→ **Do this**: Retype verbatim only the lines below, starting at the one that contains "Reproduce this chart with matplotlib." and ending at the one that contains "import matplotlib.pyplot as plt". Pictures are excluded from the copy.

[Records with drawing code]
"""
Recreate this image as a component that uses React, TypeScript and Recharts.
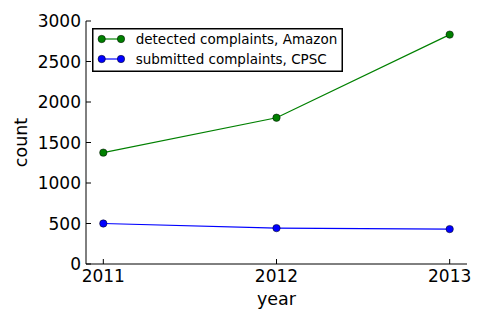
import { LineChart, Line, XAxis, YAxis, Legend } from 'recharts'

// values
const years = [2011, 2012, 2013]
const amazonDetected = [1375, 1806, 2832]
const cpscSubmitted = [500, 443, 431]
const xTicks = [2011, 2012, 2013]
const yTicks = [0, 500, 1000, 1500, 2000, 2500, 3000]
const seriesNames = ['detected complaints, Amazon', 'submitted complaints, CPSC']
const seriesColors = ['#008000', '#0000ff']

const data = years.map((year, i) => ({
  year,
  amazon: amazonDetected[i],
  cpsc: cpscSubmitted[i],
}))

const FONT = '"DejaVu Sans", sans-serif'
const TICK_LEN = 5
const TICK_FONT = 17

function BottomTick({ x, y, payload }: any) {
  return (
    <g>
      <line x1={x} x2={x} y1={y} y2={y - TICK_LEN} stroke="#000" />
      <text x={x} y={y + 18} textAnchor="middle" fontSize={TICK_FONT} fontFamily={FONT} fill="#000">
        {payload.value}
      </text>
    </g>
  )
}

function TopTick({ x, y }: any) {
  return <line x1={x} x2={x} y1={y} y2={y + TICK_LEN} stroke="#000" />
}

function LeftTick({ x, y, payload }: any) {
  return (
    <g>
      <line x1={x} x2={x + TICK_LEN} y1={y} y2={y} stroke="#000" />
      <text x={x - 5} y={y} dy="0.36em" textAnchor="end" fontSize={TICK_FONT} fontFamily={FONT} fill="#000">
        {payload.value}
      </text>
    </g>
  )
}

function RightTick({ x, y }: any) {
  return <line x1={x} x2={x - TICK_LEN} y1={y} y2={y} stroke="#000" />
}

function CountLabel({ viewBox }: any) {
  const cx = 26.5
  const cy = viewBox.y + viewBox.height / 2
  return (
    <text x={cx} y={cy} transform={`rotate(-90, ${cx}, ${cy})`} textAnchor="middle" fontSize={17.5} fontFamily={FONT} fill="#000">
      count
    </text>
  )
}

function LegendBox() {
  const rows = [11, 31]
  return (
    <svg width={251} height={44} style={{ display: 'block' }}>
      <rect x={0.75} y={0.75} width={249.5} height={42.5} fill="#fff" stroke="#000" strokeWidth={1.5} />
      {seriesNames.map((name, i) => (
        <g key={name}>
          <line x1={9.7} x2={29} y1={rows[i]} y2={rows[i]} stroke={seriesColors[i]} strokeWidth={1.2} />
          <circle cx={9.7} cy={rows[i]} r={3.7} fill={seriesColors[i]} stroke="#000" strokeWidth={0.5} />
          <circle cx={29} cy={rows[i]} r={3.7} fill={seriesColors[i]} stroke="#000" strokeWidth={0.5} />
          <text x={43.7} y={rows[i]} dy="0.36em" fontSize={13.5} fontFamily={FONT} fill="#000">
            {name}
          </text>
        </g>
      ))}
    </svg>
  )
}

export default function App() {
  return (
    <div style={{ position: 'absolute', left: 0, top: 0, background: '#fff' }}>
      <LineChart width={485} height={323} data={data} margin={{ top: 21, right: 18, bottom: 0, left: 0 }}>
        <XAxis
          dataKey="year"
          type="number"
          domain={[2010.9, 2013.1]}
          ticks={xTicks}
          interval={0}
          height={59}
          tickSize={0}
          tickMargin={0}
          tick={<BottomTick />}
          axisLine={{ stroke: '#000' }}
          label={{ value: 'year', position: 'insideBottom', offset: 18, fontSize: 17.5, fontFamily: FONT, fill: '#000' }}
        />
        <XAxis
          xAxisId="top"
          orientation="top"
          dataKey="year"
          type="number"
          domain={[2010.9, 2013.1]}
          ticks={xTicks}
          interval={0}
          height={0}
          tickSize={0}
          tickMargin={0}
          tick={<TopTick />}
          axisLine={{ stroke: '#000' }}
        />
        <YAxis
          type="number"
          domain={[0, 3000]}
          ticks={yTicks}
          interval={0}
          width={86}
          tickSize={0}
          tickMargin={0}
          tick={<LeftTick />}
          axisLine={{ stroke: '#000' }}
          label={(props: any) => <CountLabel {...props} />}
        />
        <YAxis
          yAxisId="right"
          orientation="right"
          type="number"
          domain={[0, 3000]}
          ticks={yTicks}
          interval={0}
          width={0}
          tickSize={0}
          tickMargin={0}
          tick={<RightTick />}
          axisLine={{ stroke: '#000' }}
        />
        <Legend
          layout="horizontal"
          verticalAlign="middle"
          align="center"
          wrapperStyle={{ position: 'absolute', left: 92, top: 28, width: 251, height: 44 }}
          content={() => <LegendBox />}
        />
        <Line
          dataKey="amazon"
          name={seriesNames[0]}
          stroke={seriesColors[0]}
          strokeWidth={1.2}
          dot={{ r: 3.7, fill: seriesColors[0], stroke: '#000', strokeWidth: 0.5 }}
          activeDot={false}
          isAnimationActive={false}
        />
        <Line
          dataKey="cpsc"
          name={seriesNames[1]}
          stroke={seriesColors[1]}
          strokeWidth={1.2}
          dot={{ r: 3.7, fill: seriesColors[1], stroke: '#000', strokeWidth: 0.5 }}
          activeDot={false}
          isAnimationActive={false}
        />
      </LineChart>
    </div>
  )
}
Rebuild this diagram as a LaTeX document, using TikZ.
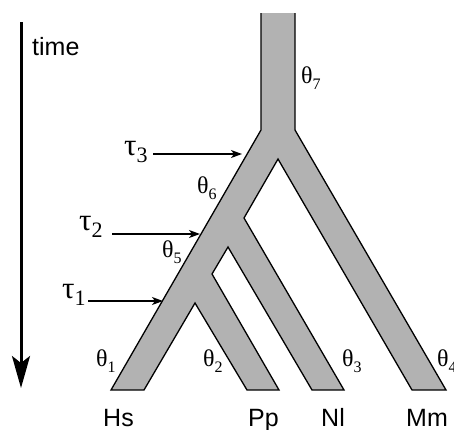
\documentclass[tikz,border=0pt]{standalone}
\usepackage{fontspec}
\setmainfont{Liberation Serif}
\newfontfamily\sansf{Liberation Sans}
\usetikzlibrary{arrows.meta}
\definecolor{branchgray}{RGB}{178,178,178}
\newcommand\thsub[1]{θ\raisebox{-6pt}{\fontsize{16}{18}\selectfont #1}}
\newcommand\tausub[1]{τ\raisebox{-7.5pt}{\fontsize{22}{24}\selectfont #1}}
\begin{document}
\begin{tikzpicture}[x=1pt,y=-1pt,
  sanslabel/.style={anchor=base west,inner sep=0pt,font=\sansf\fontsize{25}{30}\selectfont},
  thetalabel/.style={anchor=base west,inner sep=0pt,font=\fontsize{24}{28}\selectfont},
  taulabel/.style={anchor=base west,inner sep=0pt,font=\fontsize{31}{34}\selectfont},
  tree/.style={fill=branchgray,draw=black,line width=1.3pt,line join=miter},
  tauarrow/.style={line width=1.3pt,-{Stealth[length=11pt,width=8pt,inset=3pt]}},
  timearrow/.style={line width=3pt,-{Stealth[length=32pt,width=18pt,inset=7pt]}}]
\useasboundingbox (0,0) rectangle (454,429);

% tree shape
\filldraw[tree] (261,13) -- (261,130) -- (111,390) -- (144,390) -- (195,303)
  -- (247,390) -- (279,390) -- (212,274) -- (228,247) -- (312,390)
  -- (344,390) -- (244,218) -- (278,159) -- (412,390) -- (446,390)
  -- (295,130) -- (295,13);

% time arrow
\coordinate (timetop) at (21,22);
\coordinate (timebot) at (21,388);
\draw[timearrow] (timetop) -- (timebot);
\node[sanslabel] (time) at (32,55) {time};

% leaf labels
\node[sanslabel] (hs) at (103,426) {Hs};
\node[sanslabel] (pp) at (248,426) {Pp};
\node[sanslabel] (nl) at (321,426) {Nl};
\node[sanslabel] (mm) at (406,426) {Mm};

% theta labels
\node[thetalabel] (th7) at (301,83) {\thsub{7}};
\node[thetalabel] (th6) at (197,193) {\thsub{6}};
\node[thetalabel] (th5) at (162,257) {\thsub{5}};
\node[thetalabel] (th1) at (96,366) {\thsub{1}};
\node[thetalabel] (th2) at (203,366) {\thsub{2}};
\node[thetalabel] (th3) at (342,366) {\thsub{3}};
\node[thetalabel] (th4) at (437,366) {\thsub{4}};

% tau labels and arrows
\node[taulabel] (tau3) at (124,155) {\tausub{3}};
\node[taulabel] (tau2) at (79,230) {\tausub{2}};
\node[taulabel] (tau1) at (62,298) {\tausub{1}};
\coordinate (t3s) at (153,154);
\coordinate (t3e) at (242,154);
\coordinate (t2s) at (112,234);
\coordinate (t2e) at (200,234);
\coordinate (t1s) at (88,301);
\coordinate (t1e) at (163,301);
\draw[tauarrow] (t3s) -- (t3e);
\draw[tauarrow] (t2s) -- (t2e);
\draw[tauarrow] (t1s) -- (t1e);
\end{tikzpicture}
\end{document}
"""
"""
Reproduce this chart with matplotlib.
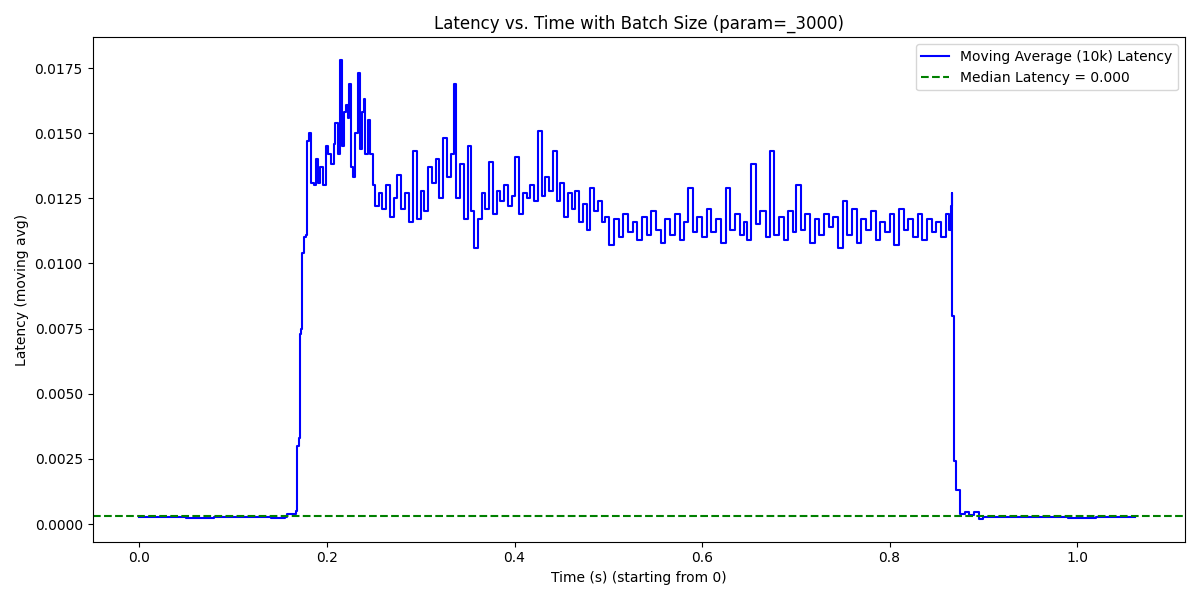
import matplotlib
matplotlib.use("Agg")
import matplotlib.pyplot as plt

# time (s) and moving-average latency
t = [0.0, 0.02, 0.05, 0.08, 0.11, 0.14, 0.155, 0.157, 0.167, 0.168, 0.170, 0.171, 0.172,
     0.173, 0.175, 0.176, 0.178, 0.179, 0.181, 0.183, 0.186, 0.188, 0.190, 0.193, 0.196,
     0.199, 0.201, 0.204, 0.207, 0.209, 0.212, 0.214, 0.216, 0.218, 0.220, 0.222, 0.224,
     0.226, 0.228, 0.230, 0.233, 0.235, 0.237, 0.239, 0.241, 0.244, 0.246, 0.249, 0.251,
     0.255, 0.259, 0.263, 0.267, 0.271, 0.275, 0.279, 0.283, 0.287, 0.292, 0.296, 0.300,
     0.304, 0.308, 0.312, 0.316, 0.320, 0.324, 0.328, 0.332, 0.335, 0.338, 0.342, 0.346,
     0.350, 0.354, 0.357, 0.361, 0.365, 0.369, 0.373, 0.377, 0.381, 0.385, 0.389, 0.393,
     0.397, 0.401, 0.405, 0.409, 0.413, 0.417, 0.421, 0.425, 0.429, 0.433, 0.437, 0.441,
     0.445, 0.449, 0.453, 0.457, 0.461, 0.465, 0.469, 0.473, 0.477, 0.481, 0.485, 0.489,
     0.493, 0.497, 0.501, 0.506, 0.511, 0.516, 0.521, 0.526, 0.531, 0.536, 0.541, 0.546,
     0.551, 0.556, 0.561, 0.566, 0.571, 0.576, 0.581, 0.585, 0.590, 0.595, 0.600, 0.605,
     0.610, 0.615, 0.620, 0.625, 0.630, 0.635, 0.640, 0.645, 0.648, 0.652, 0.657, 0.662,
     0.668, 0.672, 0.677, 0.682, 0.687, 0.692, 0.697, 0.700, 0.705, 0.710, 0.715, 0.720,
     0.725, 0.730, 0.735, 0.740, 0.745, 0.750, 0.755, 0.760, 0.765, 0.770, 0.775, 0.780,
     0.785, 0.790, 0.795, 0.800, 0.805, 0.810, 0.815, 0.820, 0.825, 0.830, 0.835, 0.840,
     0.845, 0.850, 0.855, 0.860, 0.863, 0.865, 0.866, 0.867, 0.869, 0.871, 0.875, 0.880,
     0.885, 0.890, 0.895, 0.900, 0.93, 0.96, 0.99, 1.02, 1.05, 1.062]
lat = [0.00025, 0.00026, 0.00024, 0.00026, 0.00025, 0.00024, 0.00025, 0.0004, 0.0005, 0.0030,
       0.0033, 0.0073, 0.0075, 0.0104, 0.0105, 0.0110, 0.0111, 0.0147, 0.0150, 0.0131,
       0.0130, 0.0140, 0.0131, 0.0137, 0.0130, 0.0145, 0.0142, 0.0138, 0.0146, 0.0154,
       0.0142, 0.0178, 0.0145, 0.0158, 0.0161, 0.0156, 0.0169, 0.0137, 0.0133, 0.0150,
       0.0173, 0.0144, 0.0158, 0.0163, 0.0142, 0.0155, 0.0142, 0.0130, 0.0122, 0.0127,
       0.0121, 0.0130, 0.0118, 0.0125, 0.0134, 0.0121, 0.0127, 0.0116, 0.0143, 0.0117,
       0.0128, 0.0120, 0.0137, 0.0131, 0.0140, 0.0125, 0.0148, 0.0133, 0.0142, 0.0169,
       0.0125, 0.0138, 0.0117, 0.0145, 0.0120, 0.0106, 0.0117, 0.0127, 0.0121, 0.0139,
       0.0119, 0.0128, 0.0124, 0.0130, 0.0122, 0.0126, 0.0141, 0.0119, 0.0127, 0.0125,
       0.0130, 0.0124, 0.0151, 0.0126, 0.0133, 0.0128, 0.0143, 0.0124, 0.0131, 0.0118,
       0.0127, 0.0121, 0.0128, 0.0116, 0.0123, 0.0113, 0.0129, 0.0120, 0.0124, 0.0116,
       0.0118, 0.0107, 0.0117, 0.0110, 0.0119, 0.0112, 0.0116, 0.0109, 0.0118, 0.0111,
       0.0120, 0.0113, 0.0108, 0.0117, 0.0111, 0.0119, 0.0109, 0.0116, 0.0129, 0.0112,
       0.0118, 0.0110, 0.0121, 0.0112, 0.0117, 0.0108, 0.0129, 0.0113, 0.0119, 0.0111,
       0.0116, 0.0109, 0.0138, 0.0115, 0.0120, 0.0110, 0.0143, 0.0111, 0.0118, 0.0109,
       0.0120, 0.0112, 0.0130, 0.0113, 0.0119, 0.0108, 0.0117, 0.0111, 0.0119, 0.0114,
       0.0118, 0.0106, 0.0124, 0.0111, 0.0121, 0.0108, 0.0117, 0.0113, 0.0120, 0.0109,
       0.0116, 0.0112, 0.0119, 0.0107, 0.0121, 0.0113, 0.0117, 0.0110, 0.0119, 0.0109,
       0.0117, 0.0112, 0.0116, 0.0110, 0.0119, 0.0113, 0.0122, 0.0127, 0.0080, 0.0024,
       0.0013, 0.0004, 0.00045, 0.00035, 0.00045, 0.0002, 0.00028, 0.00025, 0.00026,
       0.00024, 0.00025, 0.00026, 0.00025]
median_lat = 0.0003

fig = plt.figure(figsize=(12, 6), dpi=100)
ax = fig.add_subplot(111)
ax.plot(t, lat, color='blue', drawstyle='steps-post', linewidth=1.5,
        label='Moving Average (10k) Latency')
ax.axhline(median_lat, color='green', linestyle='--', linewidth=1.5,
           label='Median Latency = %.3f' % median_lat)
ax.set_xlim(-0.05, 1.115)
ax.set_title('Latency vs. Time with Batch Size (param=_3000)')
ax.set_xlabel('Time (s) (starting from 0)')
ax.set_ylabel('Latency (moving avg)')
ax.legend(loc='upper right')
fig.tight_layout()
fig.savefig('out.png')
"""
"""
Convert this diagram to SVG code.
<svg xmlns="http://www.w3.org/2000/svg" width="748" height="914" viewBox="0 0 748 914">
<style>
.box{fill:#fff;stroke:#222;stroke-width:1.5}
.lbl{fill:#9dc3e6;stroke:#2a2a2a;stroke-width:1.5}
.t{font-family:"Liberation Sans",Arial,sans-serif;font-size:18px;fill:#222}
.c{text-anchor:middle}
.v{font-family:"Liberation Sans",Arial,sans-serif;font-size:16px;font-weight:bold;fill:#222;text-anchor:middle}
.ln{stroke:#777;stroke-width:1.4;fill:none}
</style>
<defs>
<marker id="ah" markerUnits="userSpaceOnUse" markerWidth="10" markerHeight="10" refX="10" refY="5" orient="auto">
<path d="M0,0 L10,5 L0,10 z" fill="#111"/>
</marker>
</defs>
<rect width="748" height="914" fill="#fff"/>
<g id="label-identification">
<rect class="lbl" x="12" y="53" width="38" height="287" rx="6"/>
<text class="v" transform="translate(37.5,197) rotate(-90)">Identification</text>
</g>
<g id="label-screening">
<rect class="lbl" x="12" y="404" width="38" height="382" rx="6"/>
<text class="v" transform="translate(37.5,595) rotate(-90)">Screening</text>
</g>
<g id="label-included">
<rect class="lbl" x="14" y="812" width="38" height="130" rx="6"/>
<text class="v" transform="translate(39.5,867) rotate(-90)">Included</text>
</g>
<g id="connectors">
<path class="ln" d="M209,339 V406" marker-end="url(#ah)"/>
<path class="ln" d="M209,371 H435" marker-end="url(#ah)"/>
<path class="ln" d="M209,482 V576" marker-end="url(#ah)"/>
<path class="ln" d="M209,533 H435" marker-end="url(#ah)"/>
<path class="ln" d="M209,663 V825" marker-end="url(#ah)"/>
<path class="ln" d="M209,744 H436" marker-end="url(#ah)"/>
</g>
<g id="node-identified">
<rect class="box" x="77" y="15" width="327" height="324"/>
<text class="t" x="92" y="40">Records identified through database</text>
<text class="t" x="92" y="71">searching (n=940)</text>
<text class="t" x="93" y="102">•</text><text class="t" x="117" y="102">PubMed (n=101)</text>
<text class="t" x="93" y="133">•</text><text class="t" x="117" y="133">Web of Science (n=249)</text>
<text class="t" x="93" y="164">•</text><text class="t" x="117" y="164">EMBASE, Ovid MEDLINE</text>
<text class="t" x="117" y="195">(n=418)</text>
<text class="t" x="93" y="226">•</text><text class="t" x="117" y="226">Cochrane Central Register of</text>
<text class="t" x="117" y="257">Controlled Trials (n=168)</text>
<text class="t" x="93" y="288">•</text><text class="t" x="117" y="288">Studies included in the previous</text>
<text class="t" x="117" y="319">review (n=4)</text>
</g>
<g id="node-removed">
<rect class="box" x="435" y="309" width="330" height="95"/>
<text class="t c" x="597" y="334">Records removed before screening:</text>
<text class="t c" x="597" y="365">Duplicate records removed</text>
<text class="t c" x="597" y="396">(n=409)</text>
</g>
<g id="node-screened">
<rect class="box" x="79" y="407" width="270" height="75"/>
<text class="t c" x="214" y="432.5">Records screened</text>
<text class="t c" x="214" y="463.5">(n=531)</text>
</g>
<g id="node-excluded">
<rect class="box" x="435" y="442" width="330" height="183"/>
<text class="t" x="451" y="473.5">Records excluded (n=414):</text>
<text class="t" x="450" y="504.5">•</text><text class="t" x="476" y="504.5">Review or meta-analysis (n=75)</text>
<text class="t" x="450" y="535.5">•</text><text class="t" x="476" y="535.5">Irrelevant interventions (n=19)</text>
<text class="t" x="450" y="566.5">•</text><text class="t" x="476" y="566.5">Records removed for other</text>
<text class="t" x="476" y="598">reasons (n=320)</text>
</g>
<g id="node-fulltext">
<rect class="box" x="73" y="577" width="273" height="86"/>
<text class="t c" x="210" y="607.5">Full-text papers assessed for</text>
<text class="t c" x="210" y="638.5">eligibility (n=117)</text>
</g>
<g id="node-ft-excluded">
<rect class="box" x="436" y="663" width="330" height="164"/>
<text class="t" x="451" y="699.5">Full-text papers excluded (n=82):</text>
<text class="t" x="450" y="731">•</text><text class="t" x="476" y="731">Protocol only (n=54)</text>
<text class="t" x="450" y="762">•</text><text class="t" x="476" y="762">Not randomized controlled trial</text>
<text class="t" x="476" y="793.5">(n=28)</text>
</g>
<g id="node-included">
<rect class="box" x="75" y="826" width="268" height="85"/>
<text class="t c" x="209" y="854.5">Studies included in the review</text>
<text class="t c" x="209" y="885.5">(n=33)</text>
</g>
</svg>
"""
→ **Result for this exercise**:
Reproduce this chart with matplotlib.
import matplotlib
matplotlib.use("Agg")
import matplotlib.pyplot as plt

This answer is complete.